多个Sink配置不同优先级，优先级高的优先使用
主Sink失败时，自动切换到次高优先级Sink
失败的Sink被"惩罚"一段时间，超时后尝试恢复

核心参数：

参数	说明	推荐值
`processor.priority`	优先级，数字越大优先级越高	主100，备80/60
`processor.maxpenalty`	最大惩罚时间(ms)	30000-60000
`processor.backoff`	是否启用失败退避	true

2. Load balancing模式（负载均衡+高可用）

当需要同时提高吞吐量和可用性时使用：

agent.sinkgroups.g1.processor.type = load_balance
agent.sinkgroups.g1.processor.selector = round_robin  # 轮询策略
agent.sinkgroups.g1.processor.backoff = true          # 失败节点临时剔除

多级Agent的高可用级联

架构设计

级联配置示例

第一跳：采集→汇聚

# 使用Failover指向汇聚层集群
agent.sinkgroups.g1.processor.type = failover
agent.sinkgroups.g1.processor.priority.collector1 = 100
agent.sinkgroups.g1.processor.priority.collector2 = 80

第二跳：汇聚→存储

# 汇聚层同样使用Failover指向HDFS/Kafka
collector.sinkgroups.g1.processor.type = failover
collector.sinkgroups.g1.processor.priority.hdfsSink = 100
collector.sinkgroups.g1.processor.priority.kafkaSink = 80  # 备存储

高可用配置的最佳实践

1. 分层可靠性保障

层级	保障机制	配置要点
采集层	File Channel + Failover SinkGroup	持久化Channel，多下游节点
汇聚层	File Channel + 多副本	每台Collector独立持久化
存储层	双写/多副本	HDFS/Kafka自身高可用

2. 网络故障处理

# 合理设置超时参数
agent.sinks.avroSink.connect-timeout = 30000   # 30秒连接超时
agent.sinks.avroSink.request-timeout = 60000   # 60秒请求超时

# 启用压缩减少网络负载
agent.sinks.avroSink.compression-type = deflate
agent.sinks.avroSink.compression-level = 6

3. 监控与告警配置

#!/usr/bin/env python3
import requests
import json

def check_ha_status():
    """检查高可用状态"""
    collectors = ['collector01:36001', 'collector02:36001', 'collector03:36001']
    
    for collector in collectors:
        try:
            metrics = requests.get(f"http://{collector}/metrics", timeout=3).json()
            
            # 检查Channel积压
            for ch, vals in metrics.get('CHANNEL', {}).items():
                size = vals.get('ChannelSize', 0)
                if size > 500000:
                    print(f"WARNING: {collector} {ch} backlog {size}")
            
            # 检查Sink成功率
            for sink, vals in metrics.get('SINK', {}).items():
                success = vals.get('EventDrainSuccessCount', 0)
                attempts = vals.get('EventDrainAttemptCount', 0)
                if attempts > 0 and success/attempts < 0.95:
                    print(f"WARNING: {collector} {sink} success rate low")
                    
        except Exception as e:
            print(f"ERROR: {collector} unreachable - {e}")

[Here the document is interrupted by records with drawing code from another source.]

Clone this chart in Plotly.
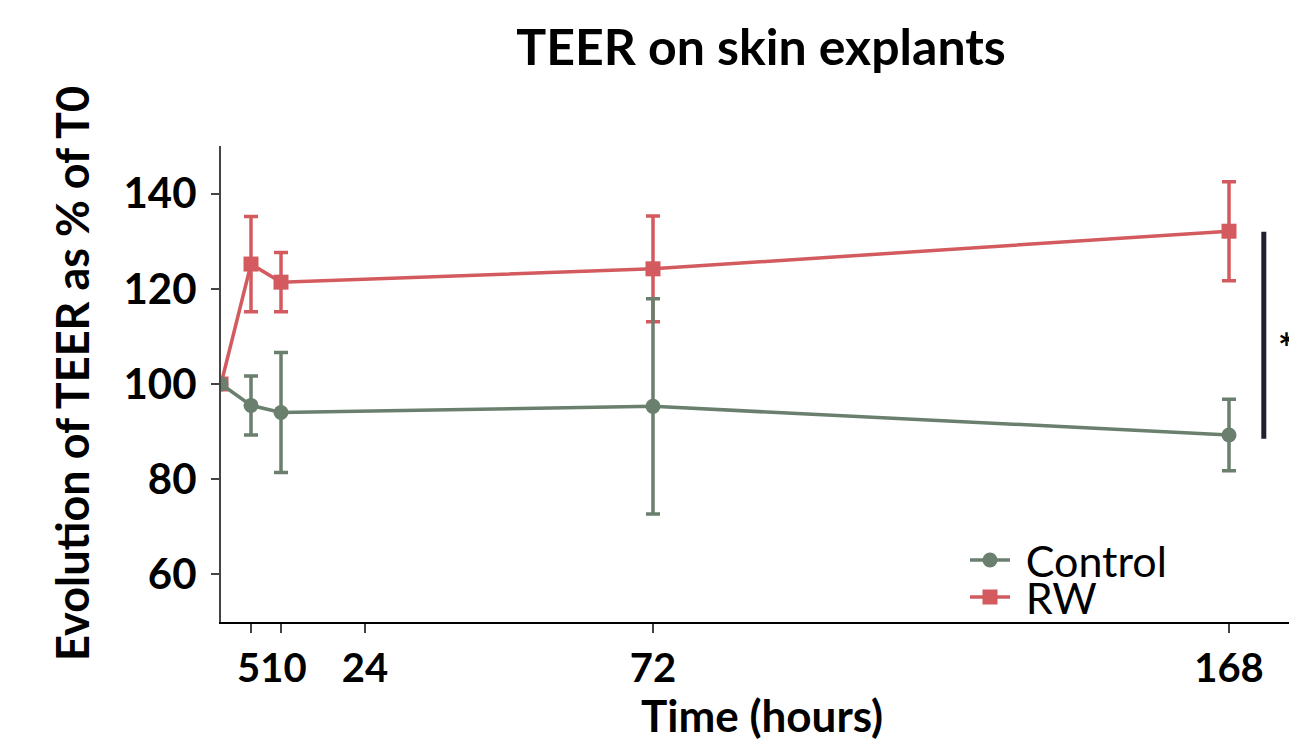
import plotly.graph_objects as go

time_h = [0, 5, 10, 72, 168]
control_mean = [100, 95.5, 94.0, 95.3, 89.3]
control_err = [0, 6.2, 12.6, 22.6, 7.5]
rw_mean = [100, 125.2, 121.4, 124.2, 132.1]
rw_err = [0, 10.0, 6.2, 11.1, 10.4]
x_ticks = [5, 10, 24, 72, 168]
x_tick_text = ["5\u2009", "\u200910", "24", "72", "168"]
y_ticks = [60, 80, 100, 120, 140]

GREEN = "#6a7f6e"
RED = "#d35a5e"
FONT = "Lato"

L, T, W, H = 221, 146, 1068, 476  # plot area in pixels

fig = go.Figure()
fig.add_trace(go.Scatter(
    x=time_h, y=rw_mean, name="\u2009\u2009RW", mode="lines+markers",
    line=dict(color=RED, width=3.5),
    marker=dict(symbol="square", size=15, color=RED),
    error_y=dict(type="data", array=rw_err, color=RED, thickness=3.5, width=7),
    legend="legend2",
))
fig.add_trace(go.Scatter(
    x=time_h, y=control_mean, name="\u2009\u2009Control", mode="lines+markers",
    line=dict(color=GREEN, width=3.5),
    marker=dict(symbol="circle", size=15, color=GREEN),
    error_y=dict(type="data", array=control_err, color=GREEN, thickness=3.5, width=7),
    legend="legend",
))

# significance bracket
fig.add_shape(type="line", x0=173.8, x1=173.8, y0=88.5, y1=132.0,
              xref="x", yref="y", line=dict(color="#1e2130", width=5))
fig.add_annotation(x=177.6, y=107.5, xref="x", yref="y", text="*",
                   showarrow=False, font=dict(family=FONT, size=40, color="black", weight="bold"))

# axis titles
fig.add_annotation(x=(762 - L) / W, y=(T + H - 715) / H, xref="paper", yref="paper",
                   text="Time (hours)", showarrow=False, yanchor="middle",
                   font=dict(family=FONT, size=44, color="black", weight="bold"))
fig.add_annotation(x=(43 - L) / W, y=(T + H - 374) / H, xref="paper", yref="paper",
                   text="Evolution of TEER as % of T0", showarrow=False, textangle=-90,
                   font=dict(family=FONT, size=45, color="black", weight="bold"))

leg_font = dict(family=FONT, size=43, color="black")
fig.update_layout(
    width=1289, height=743,
    margin=dict(l=L, r=0, t=T, b=743 - T - H),
    plot_bgcolor="white", paper_bgcolor="white",
    title=dict(text="TEER on skin explants", x=761 / 1289, xref="container",
               y=1 - 47 / 743, yref="container", xanchor="center", yanchor="middle",
               font=dict(family=FONT, size=50, color="black", weight="bold")),
    showlegend=True,
    legend=dict(x=(965 - L) / W, y=(T + H - 560) / H, xanchor="left", yanchor="middle",
                bgcolor="rgba(0,0,0,0)", font=leg_font, itemwidth=40),
    legend2=dict(x=(965 - L) / W, y=(T + H - 597) / H, xanchor="left", yanchor="middle",
                 bgcolor="rgba(0,0,0,0)", font=leg_font, itemwidth=40),
)
fig.update_xaxes(range=[0, 178], tickvals=x_ticks, ticktext=x_tick_text, tickangle=0,
                 showgrid=False, zeroline=False, showline=True, linecolor="black", linewidth=2,
                 ticks="outside", ticklen=9, tickwidth=2, tickcolor="#444",
                 tickfont=dict(family=FONT, size=40, color="black", weight="bold"),
                 ticklabelstandoff=1)
fig.update_yaxes(range=[50, 150], tickvals=y_ticks, ticktext=[str(v) for v in y_ticks],
                 showgrid=False, zeroline=False, showline=True, linecolor="#444", linewidth=2,
                 ticks="outside", ticklen=8, tickwidth=2, tickcolor="#444",
                 tickfont=dict(family=FONT, size=42, color="black", weight="bold"),
                 ticklabelstandoff=6)

fig.write_html("out.html", config={"displayModeBar": False},
               post_script="document.body.style.margin='0px';document.body.style.overflow='hidden';")
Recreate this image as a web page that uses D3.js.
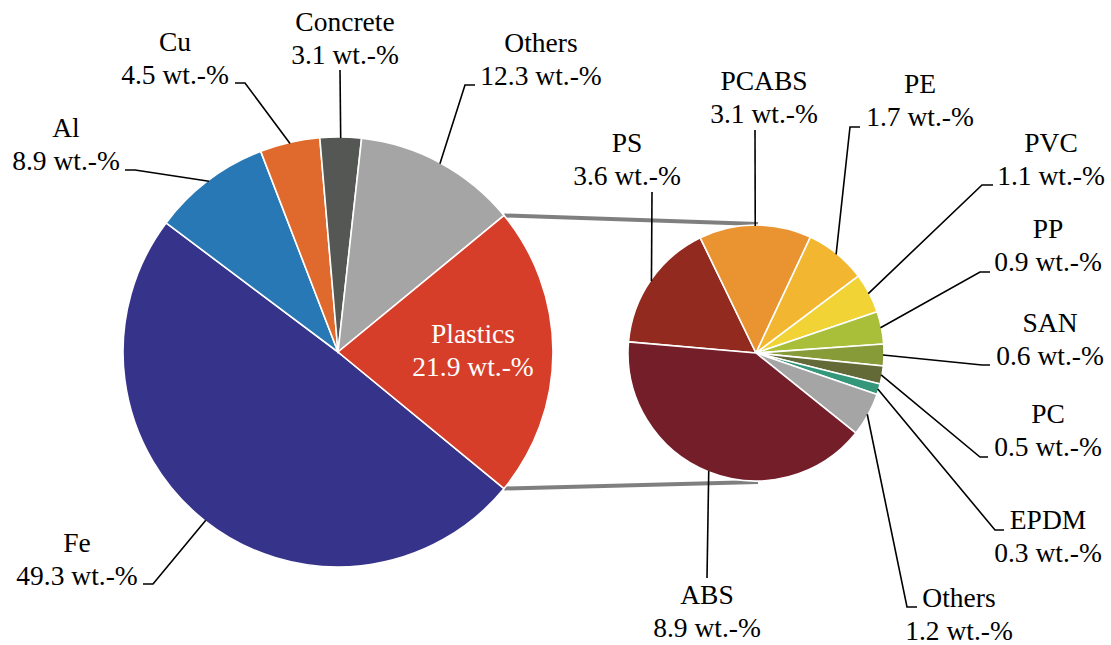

if __name__ == "__main__":
    check_ha_status()

4. 避免常见陷阱

陷阱1：事务容量配置不当

# 错误：batchSize > transactionCapacity
agent.channels.c1.transactionCapacity = 5000
agent.sinks.k1.batchSize = 10000  # 事务会失败

# 正确：batchSize ≤ transactionCapacity
agent.channels.c1.transactionCapacity = 10000
agent.sinks.k1.batchSize = 8000

陷阱2：主备切换后数据重复

Failover模式下，从备节点恢复后可能有重复数据
解决方案：在最终存储层做幂等处理或去重

陷阱3：Channel容量不足

故障期间数据积压可能撑爆Channel

根据业务峰值和故障恢复时间计算容量：

Channel容量 = 峰值TPS × 最长故障时间(秒) × 1.5

故障恢复流程演示

场景：主Collector宕机

总结

Flume的高可用架构通过以下机制实现端到端的可靠性：

机制	作用	实现方式
事务机制	保证数据原子性	Source/Sink事务
持久化Channel	故障时数据不丢	File Channel/WAL
Failover	自动故障转移	SinkGroup处理器
多级部署	消除单点故障	采集→汇聚→存储三层架构